The climate in the Middle East is complex and remains poorly understood. Due to the vast Arabian Desert, it is very sensitive to radiative forcing. Mineral dust is the dominant aerosol in this region. Relatively high background dust loading and frequent dust outbreaks significantly perturb the radiative balance and contribute to climate variability in the Middle East.
To assess the climatological impact of dust in the region, we derived the aerosol optical properties and used a standalone column model to quantify radiative forcing sensitivity to a range of parameters representative of the Arabian Peninsula and the Red Sea. Simulations and modeling assumptions were validated using available ground in situ observations and satellite retrievals for fair weather and dust storm conditions.

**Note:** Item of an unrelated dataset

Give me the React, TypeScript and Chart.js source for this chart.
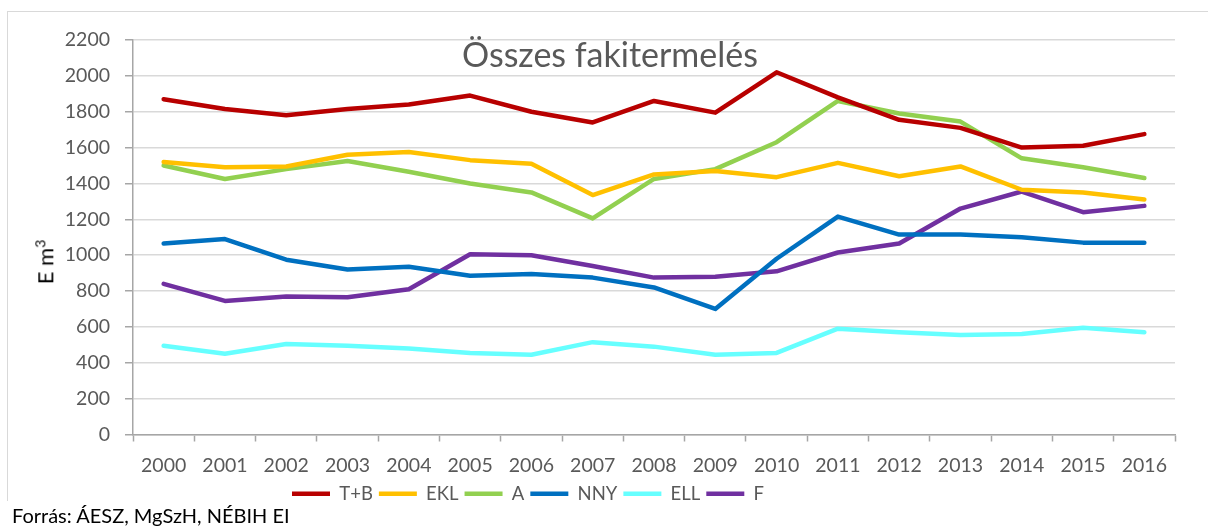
import React, { useEffect, useRef } from "react";
import { Chart, registerables } from "chart.js";

Chart.register(...registerables);

const years = ["2000", "2001", "2002", "2003", "2004", "2005", "2006", "2007", "2008", "2009", "2010", "2011", "2012", "2013", "2014", "2015", "2016"];

const tbValues = [1870, 1815, 1780, 1815, 1840, 1890, 1800, 1740, 1860, 1795, 2020, 1880, 1755, 1710, 1600, 1610, 1675];
const eklValues = [1520, 1490, 1495, 1560, 1575, 1530, 1510, 1335, 1450, 1470, 1435, 1515, 1440, 1495, 1365, 1350, 1310];
const aValues = [1500, 1425, 1480, 1525, 1465, 1400, 1350, 1205, 1425, 1480, 1630, 1860, 1790, 1745, 1540, 1490, 1430];
const nnyValues = [1065, 1090, 975, 920, 935, 885, 895, 875, 820, 700, 980, 1215, 1115, 1115, 1100, 1070, 1070];
const ellValues = [495, 450, 505, 495, 480, 455, 445, 515, 490, 445, 455, 590, 570, 555, 560, 595, 570];
const fValues = [840, 745, 770, 765, 810, 1005, 1000, 940, 875, 880, 910, 1015, 1065, 1260, 1355, 1240, 1275];

const seriesNames = ["T+B", "EKL", "A", "NNY", "ELL", "F"];
const seriesData = [tbValues, eklValues, aValues, nnyValues, ellValues, fValues];
const seriesColors = ["#B80000", "#FFC000", "#92D050", "#0070C0", "#66FFFF", "#7030A0"];

const yMin = 0;
const yMax = 2200;
const yStep = 200;

const titleText = "Összes fakitermelés";
const sourceText = "Forrás: ÁESZ, MgSzH, NÉBIH EI";

const FONT = 'Lato, "Open Sans", sans-serif';
const LEGEND_LEFT = 278;

const legendShift = {
  id: "legendShift",
  afterLayout(chart: any) {
    const lg = chart.legend;
    if (lg) {
      const w = lg.right - lg.left;
      lg.left = LEGEND_LEFT;
      lg.right = LEGEND_LEFT + w;
    }
  },
};

export default function App() {
  const canvasRef = useRef<HTMLCanvasElement | null>(null);

  useEffect(() => {
    if (!canvasRef.current) return;
    const chart = new Chart(canvasRef.current, {
      type: "line",
      data: {
        labels: years,
        datasets: seriesNames.map((name, i) => ({
          label: name,
          data: seriesData[i],
          borderColor: seriesColors[i],
          backgroundColor: seriesColors[i],
          borderWidth: 4.5,
          pointRadius: 0,
          pointHoverRadius: 0,
          tension: 0,
          borderCapStyle: "round",
          borderJoinStyle: "round",
        })),
      },
      options: {
        responsive: false,
        animation: false,
        layout: { padding: { top: 28, right: 33, left: 0, bottom: 0 } },
        plugins: {
          title: { display: false },
          tooltip: { enabled: false },
          legend: {
            display: true,
            position: "bottom",
            align: "start",
            labels: {
              usePointStyle: true,
              pointStyle: "line",
              pointStyleWidth: 38,
              padding: 6,
              color: "#595959",
              font: { family: FONT, size: 18.5 },
            },
          },
        },
        scales: {
          x: {
            offset: true,
            grid: {
              offset: true,
              drawOnChartArea: false,
              drawTicks: true,
              tickLength: 7,
              tickColor: "#a6a6a6",
              tickWidth: 1.5,
            },
            border: { color: "#a6a6a6", width: 1.5 },
            ticks: {
              color: "#595959",
              font: { family: FONT, size: 19.5 },
              padding: 13,
              maxRotation: 0,
              autoSkip: false,
            },
            afterFit: (s: any) => {
              s.height = 44;
            },
          },
          y: {
            min: yMin,
            max: yMax,
            grid: {
              color: "#d9d9d9",
              lineWidth: 1.5,
              tickLength: 8,
              tickColor: "#a6a6a6",
              tickWidth: 1.5,
            },
            border: { color: "#a6a6a6", width: 1.5 },
            ticks: {
              stepSize: yStep,
              color: "#595959",
              font: { family: FONT, size: 19.5 },
              padding: 15,
              callback: (v: any) => String(v),
            },
            afterFit: (s: any) => {
              s.width = 125;
            },
          },
        },
      },
      plugins: [legendShift],
    } as any);
    return () => chart.destroy();
  }, []);

  return (
    <div style={{ position: "fixed", left: 0, top: 0, width: 1208, height: 527, overflow: "hidden", background: "#fff" }}>
      <div
        style={{
          position: "absolute",
          left: 7,
          top: 11,
          width: 1201,
          height: 490,
          borderTop: "1.5px solid #d9d9d9",
          borderLeft: "1.5px solid #d9d9d9",
          boxSizing: "border-box",
        }}
      />
      <canvas
        ref={canvasRef}
        width={1200}
        height={501}
        style={{ position: "absolute", left: 8, top: 12, width: 1200, height: 501 }}
      />
      <div
        style={{
          position: "absolute",
          left: 310,
          top: 34,
          width: 600,
          textAlign: "center",
          fontFamily: FONT,
          fontSize: 34,
          lineHeight: "40px",
          color: "#595959",
          whiteSpace: "nowrap",
        }}
      >
        {titleText}
      </div>
      <div
        style={{
          position: "absolute",
          left: 43,
          top: 262,
          transform: "translate(-50%, -50%) rotate(-90deg)",
          fontFamily: FONT,
          fontSize: 22,
          lineHeight: "26px",
          color: "#000",
          whiteSpace: "nowrap",
        }}
      >
        E m<sup style={{ fontSize: 14 }}>3</sup>
      </div>
      <div
        style={{
          position: "absolute",
          left: 12,
          top: 503,
          fontFamily: FONT,
          fontSize: 20,
          lineHeight: "24px",
          color: "#000",
          whiteSpace: "nowrap",
        }}
      >
        {sourceText}
      </div>
    </div>
  );
}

We incorporated the optical properties into the regional coupled ocean-atmosphere model and conducted simulations that represent the regional climate. The analysis shows that similar to North Africa, dust is a major aerosol over the Arabian Peninsula and its coarse mode mostly contributes to the total column AOD compared to fine mode. Dust aerosol in the Middle East cools the Earth-atmosphere system and thus offsets the warming due to greenhouse gases. Dust reduces the sea surface temperature by 0.4 K, significantly perturbs energy balance, overturning circulation, and its purely dynamical impact reduces biological productivity in the Red Sea.

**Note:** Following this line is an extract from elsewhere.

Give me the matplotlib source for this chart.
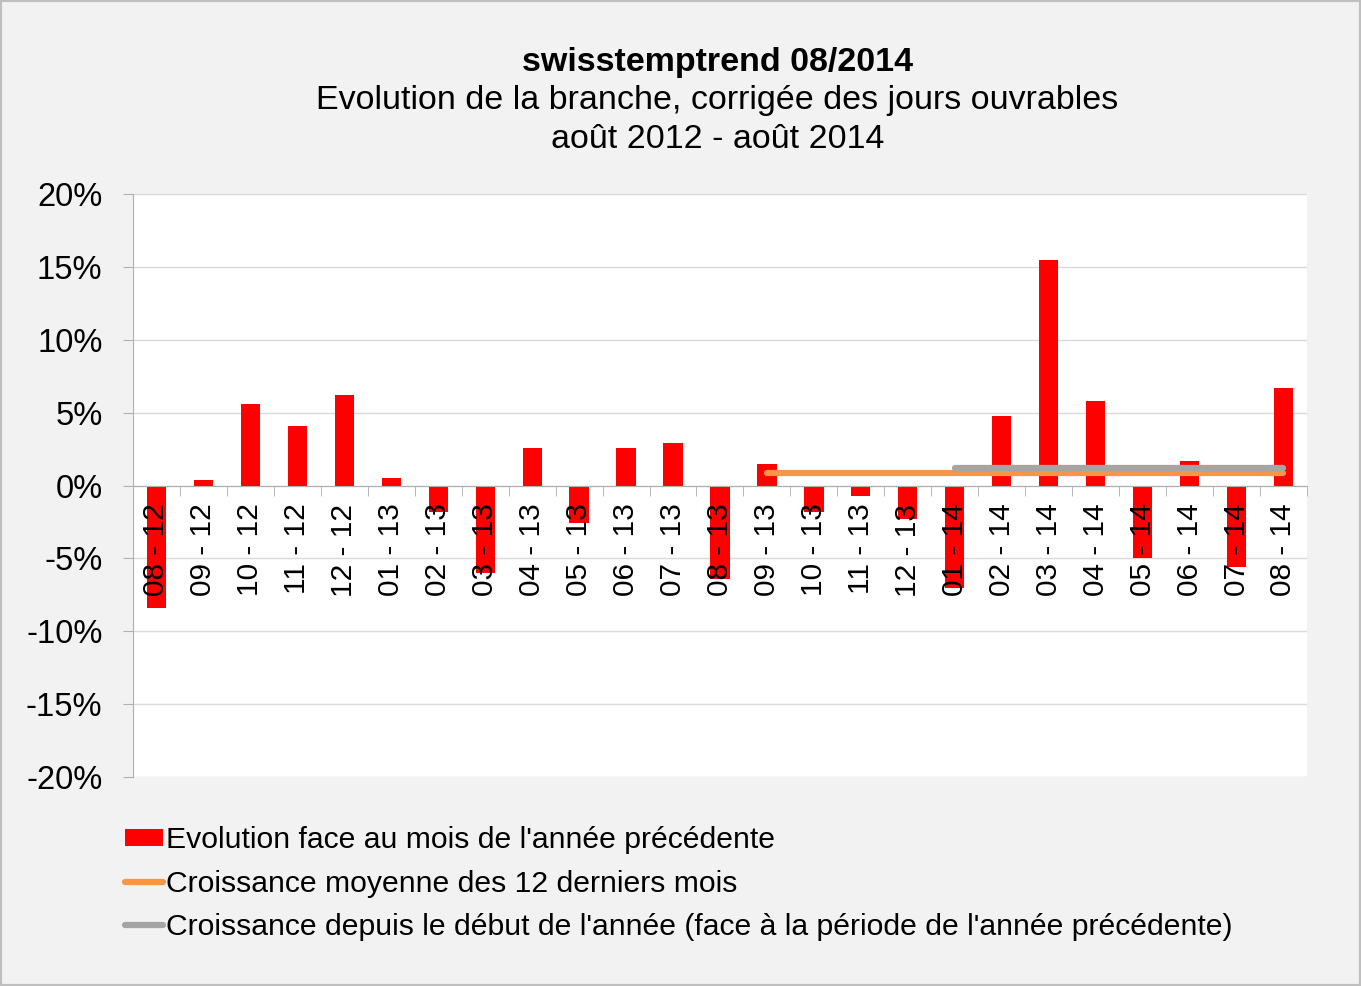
import matplotlib
matplotlib.use('Agg')
import matplotlib.pyplot as plt
from matplotlib.patches import Rectangle
from matplotlib.ticker import FixedLocator, FuncFormatter
import numpy as np

plt.rcParams['font.family'] = ['Liberation Sans', 'DejaVu Sans']

months = ['08 - 12', '09 - 12', '10 - 12', '11 - 12', '12 - 12', '01 - 13', '02 - 13',
          '03 - 13', '04 - 13', '05 - 13', '06 - 13', '07 - 13', '08 - 13', '09 - 13',
          '10 - 13', '11 - 13', '12 - 13', '01 - 14', '02 - 14', '03 - 14', '04 - 14',
          '05 - 14', '06 - 14', '07 - 14', '08 - 14']
evolution = [-8.4, 0.4, 5.6, 4.1, 6.2, 0.5, -1.8, -6.0, 2.6, -2.6, 2.6, 2.9, -6.4,
             1.5, -1.8, -0.7, -2.3, -7.0, 4.8, 15.5, 5.8, -5.0, 1.7, -5.6, 6.7]
avg12 = 0.86          # moyenne 12 derniers mois, 09-13 .. 08-14
ytd = 1.2             # depuis le debut de l'annee, 01-14 .. 08-14
avg12_from, ytd_from = '09 - 13', '01 - 14'

fig = plt.figure(figsize=(13.61, 9.86), dpi=100, facecolor='#f2f2f2')
fig.patches.append(Rectangle((0, 0), 1, 1, transform=fig.transFigure, fill=False,
                             edgecolor='#bfbfbf', linewidth=3))
ax = fig.add_axes([0.0977, 0.2120, 0.8626, 0.5912])
ax.set_facecolor('white')

yticks = np.arange(-20, 21, 5)
for yv in yticks:
    ax.axhline(yv, color='#d9d9d9', lw=1, zorder=0)

x = np.arange(len(months))
bars = ax.bar(x, evolution, width=0.41, color='#ff0000', zorder=1,
              label="Evolution face au mois de l'année précédente")
i0 = months.index(avg12_from)
l1, = ax.plot(x[i0:], [avg12] * len(x[i0:]), color='#f79646', lw=4.5, solid_capstyle='round',
              zorder=2, label='Croissance moyenne des 12 derniers mois')
i1 = months.index(ytd_from)
l2, = ax.plot(x[i1:], [ytd] * len(x[i1:]), color='#a5a5a5', lw=4.5, solid_capstyle='round',
              zorder=2, label="Croissance depuis le début de l'année (face à la période de l'année précédente)")

ax.set_xlim(-0.5, len(months) - 0.5)
ax.set_ylim(-20, 20)
ax.set_yticks(yticks)
ax.yaxis.set_major_formatter(FuncFormatter(lambda v, p: f'{int(v)}%'))

for s in ['top', 'right']:
    ax.spines[s].set_visible(False)
ax.spines['left'].set_color('#b0b0b0')
ax.spines['bottom'].set_color('#b0b0b0')
ax.spines['bottom'].set_position(('data', 0))

ax.set_xticks(x)
ax.set_xticklabels(months, rotation=90, fontsize=21.5)
ax.xaxis.set_minor_locator(FixedLocator(np.arange(-0.5, len(months), 1)))
ax.tick_params(axis='x', which='major', length=0, pad=13)
ax.tick_params(axis='x', which='minor', length=7, color='#b0b0b0', direction='out')
ax.tick_params(axis='y', length=7, color='#b0b0b0', labelsize=23.5, pad=15)
for lab in ax.get_xticklabels():
    lab.set_verticalalignment('top')

fig.text(0.527, 0.937, 'swisstemptrend 08/2014', ha='center', va='center',
         fontsize=24.5, fontweight='bold')
fig.text(0.527, 0.898, 'Evolution de la branche, corrigée des jours ouvrables',
         ha='center', va='center', fontsize=24.5)
fig.text(0.527, 0.859, 'août 2012 - août 2014', ha='center', va='center', fontsize=24.5)

fig.legend(handles=[bars, l1, l2], loc='upper left', bbox_to_anchor=(0.083, 0.174),
           frameon=False, fontsize=21.7, handlelength=1.25, handleheight=0.5,
           handletextpad=0.12, labelspacing=0.5, borderaxespad=0)

fig.savefig('out.png', dpi=100, facecolor=fig.get_facecolor())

In the real world, dust is present permanently and this does not allow to directly observe the climate response to the dust forcing. Volcanic eruptions produce a transient radiative impact that causes a detectable climate response that could be evaluated from observations and compared with simulations.

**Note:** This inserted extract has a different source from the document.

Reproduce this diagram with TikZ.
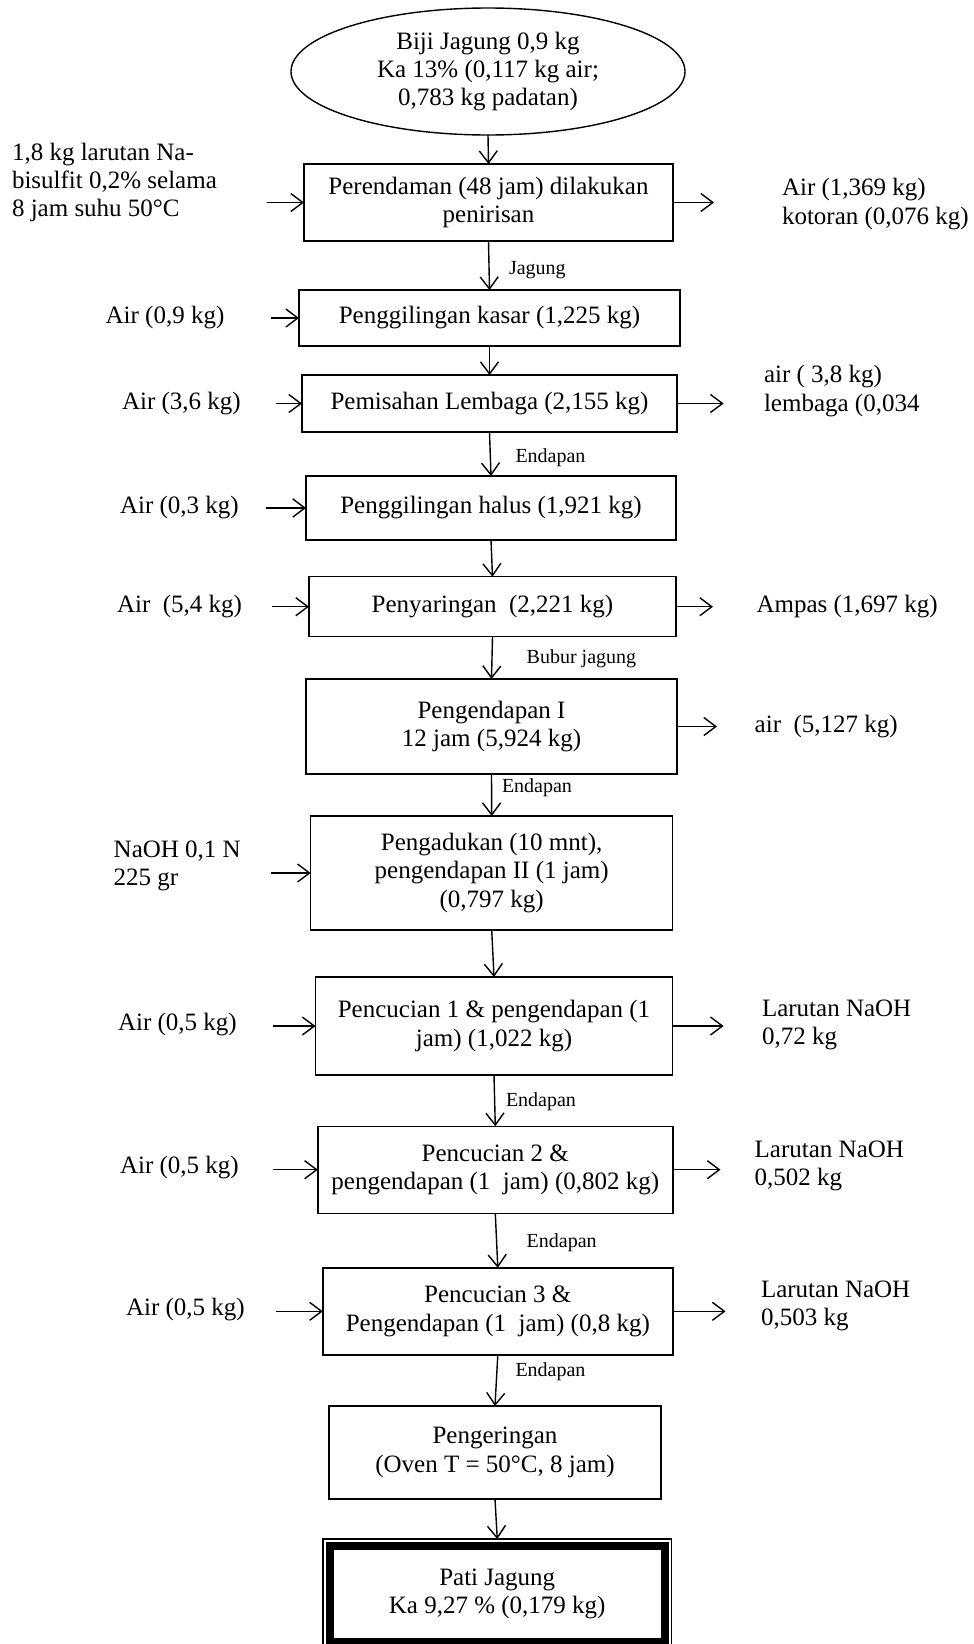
\documentclass[tikz,border=0pt]{standalone}
\usepackage{fontspec}
\setmainfont{Liberation Serif}
\usetikzlibrary{shapes.geometric,arrows.meta,fit}
\begin{document}
\begin{tikzpicture}[x=0.5pt,y=-0.5pt,
  every node/.style={inner sep=0pt, outer sep=0pt},
  txt/.style={font=\fontsize{12.5}{14.2}\selectfont},
  procbox/.style={draw, line width=0.7pt, txt, align=center},
  side/.style={txt, align=left, anchor=west},
  small/.style={font=\fontsize{10}{12}\selectfont, anchor=west},
  arr/.style={line width=0.7pt, -{Straight Barb[length=6pt,width=9pt]}}
]
\useasboundingbox (0,0) rectangle (974,1644);
\clip (0,0) rectangle (974,1644);

% start
\node[draw, ellipse, line width=0.7pt, txt, align=center, minimum width=197pt, minimum height=63.5pt] (e) at (488,71.5) {Biji Jagung 0,9 kg\\Ka 13\% (0,117 kg air;\\0,783 kg padatan)};

% process boxes
\node[procbox, minimum width=184.5pt, minimum height=38.5pt] (b1) at (488.5,202.5) {Perendaman (48 jam) dilakukan\\penirisan};
\node[procbox, minimum width=190.5pt, minimum height=28pt] (b2) at (489.5,318) {Penggilingan kasar (1,225 kg)};
\node[procbox, minimum width=187.5pt, minimum height=28.5pt] (b3) at (489.5,403.5) {Pemisahan Lembaga (2,155 kg)};
\node[procbox, minimum width=185pt, minimum height=32pt] (b4) at (491,508) {Penggilingan halus (1,921 kg)};
\node[procbox, minimum width=183.5pt, minimum height=30pt] (b5) at (492.5,606.7) {Penyaringan\ \ (2,221 kg)};
\node[procbox, minimum width=185.5pt, minimum height=47.5pt] (b6) at (491.5,726.5) {Pengendapan I\\12 jam (5,924 kg)};
\node[procbox, minimum width=181pt, minimum height=57pt] (b7) at (491.7,873) {Pengadukan (10 mnt),\\pengendapan II (1 jam)\\(0,797 kg)};
\node[procbox, minimum width=178.5pt, minimum height=49pt] (b8) at (494,1026) {Pencucian 1 \& pengendapan (1\\jam) (1,022 kg)};
\node[procbox, minimum width=177.5pt, minimum height=43.5pt] (b9) at (495.3,1169.7) {Pencucian 2 \&\\pengendapan (1\ \ jam) (0,802 kg)};
\node[procbox, minimum width=175pt, minimum height=43.5pt] (b10) at (497.8,1311.3) {Pencucian 3 \&\\Pengendapan (1\ \ jam) (0,8 kg)};
\node[procbox, minimum width=166pt, minimum height=46.5pt] (b11) at (495,1452.5) {Pengeringan\\(Oven T = 50°C, 8 jam)};
\node[draw, line width=4pt, txt, align=center, minimum width=167.25pt, minimum height=48pt] (pj) at (497.25,1594) {Pati Jagung\\Ka 9,27 \% (0,179 kg)};
\node[draw, line width=0.6pt, fit=(pj), inner sep=3.5pt] (pjo) {};

% vertical flow
\draw[arr] (e.south) -- (b1.north);
\draw[arr] (b1.south) -- (b2.north);
\draw[arr] (b2.south) -- (b3.north);
\draw[arr] (b3.south) -- (b4.north);
\draw[arr] (b4.south) -- (b5.north);
\draw[arr] (b5.south) -- (b6.north);
\draw[arr] (b6.south) -- (b7.north);
\draw[arr] (b7.south) -- (b8.north);
\draw[arr] (b8.south) -- (b9.north);
\draw[arr] (b9.south) -- (b10.north);
\draw[arr] (b10.south) -- (b11.north);
\draw[arr] (b11.south) -- (pjo.north);

% flow labels
\node[small] (f1) at (509,270) {Jagung};
\node[small] (f2) at (515.5,457.7) {Endapan};
\node[small] (f3) at (526.7,659) {Bubur jagung};
\node[small] (f4) at (502,788) {Endapan};
\node[small] (f5) at (506,1101.7) {Endapan};
\node[small] (f6) at (526.7,1243) {Endapan};
\node[small] (f7) at (515.5,1371.7) {Endapan};

% inputs (left)
\node[side] (l1) at (12,182.5) {1,8 kg larutan Na-\\bisulfit 0,2\% selama\\8 jam suhu 50°C};
\node[side] (l2) at (105.6,318) {Air (0,9 kg)};
\node[side] (l3) at (122,404) {Air (3,6 kg)};
\node[side] (l4) at (120,508) {Air (0,3 kg)};
\node[side] (l5) at (117,606.7) {Air\ \ (5,4 kg)};
\node[side] (l7) at (113.7,866) {NaOH 0,1 N\\225 gr};
\node[side] (l8) at (118,1025) {Air (0,5 kg)};
\node[side] (l9) at (120,1168) {Air (0,5 kg)};
\node[side] (l10) at (126,1310) {Air (0,5 kg)};

\coordinate (i1) at (267,202.5);
\coordinate (i2) at (271,318);
\coordinate (i3) at (276,403.5);
\coordinate (i4) at (266,508);
\coordinate (i5) at (272,606.7);
\coordinate (i7) at (271,873);
\coordinate (i8) at (273,1026);
\coordinate (i9) at (273,1169.7);
\coordinate (i10) at (276.4,1311.3);
\draw[arr] (i1) -- (b1.west);
\draw[arr] (i2) -- (b2.west);
\draw[arr] (i3) -- (b3.west);
\draw[arr] (i4) -- (b4.west);
\draw[arr] (i5) -- (b5.west);
\draw[arr] (i7) -- (b7.west);
\draw[arr] (i8) -- (b8.west);
\draw[arr] (i9) -- (b9.west);
\draw[arr] (i10) -- (b10.west);

% outputs (right)
\coordinate (o1) at (714,202.5);
\coordinate (o3) at (723.6,403.5);
\coordinate (o5) at (713,606.7);
\coordinate (o6) at (717,726.5);
\coordinate (o8) at (723.6,1026);
\coordinate (o9) at (720.5,1169.7);
\coordinate (o10) at (725.5,1311.3);
\draw[arr] (b1.east) -- (o1);
\draw[arr] (b3.east) -- (o3);
\draw[arr] (b5.east) -- (o5);
\draw[arr] (b6.east) -- (o6);
\draw[arr] (b8.east) -- (o8);
\draw[arr] (b9.east) -- (o9);
\draw[arr] (b10.east) -- (o10);

\node[side] (r1) at (782,204) {Air (1,369 kg)\\kotoran (0,076 kg)};
\node[side] (r3) at (764,391) {air ( 3,8 kg)\\lembaga (0,034};
\node[side] (r5) at (756.5,606.7) {Ampas (1,697 kg)};
\node[side] (r6) at (754.7,727) {air\ \ (5,127 kg)};
\node[side] (r8) at (762,1025) {Larutan NaOH\\0,72 kg};
\node[side] (r9) at (754.7,1166) {Larutan NaOH\\0,502 kg};
\node[side] (r10) at (761,1306) {Larutan NaOH\\0,503 kg};
\end{tikzpicture}
\end{document}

Large equatorial eruptions are known to significantly perturb the Earth's climate on the global scale, but their regional impact on the Middle East has not been thoroughly investigated. For example, the 1991 Mount Pinatubo eruption had a profound effect on the MENA and caused extensive coral bleaching in the Gulf of Aqaba. The analysis shows that observed cooling in the Middle East was mostly driven by changes in the atmospheric large-scale circulation, forced by the volcanic aerosol. We found that the Red Sea response was quantitatively and qualitatively different than that of the global ocean. However, similar to the global case, major volcanic eruptions significantly contribute to the regional climate variability and has to be accounted for in the trend analyses.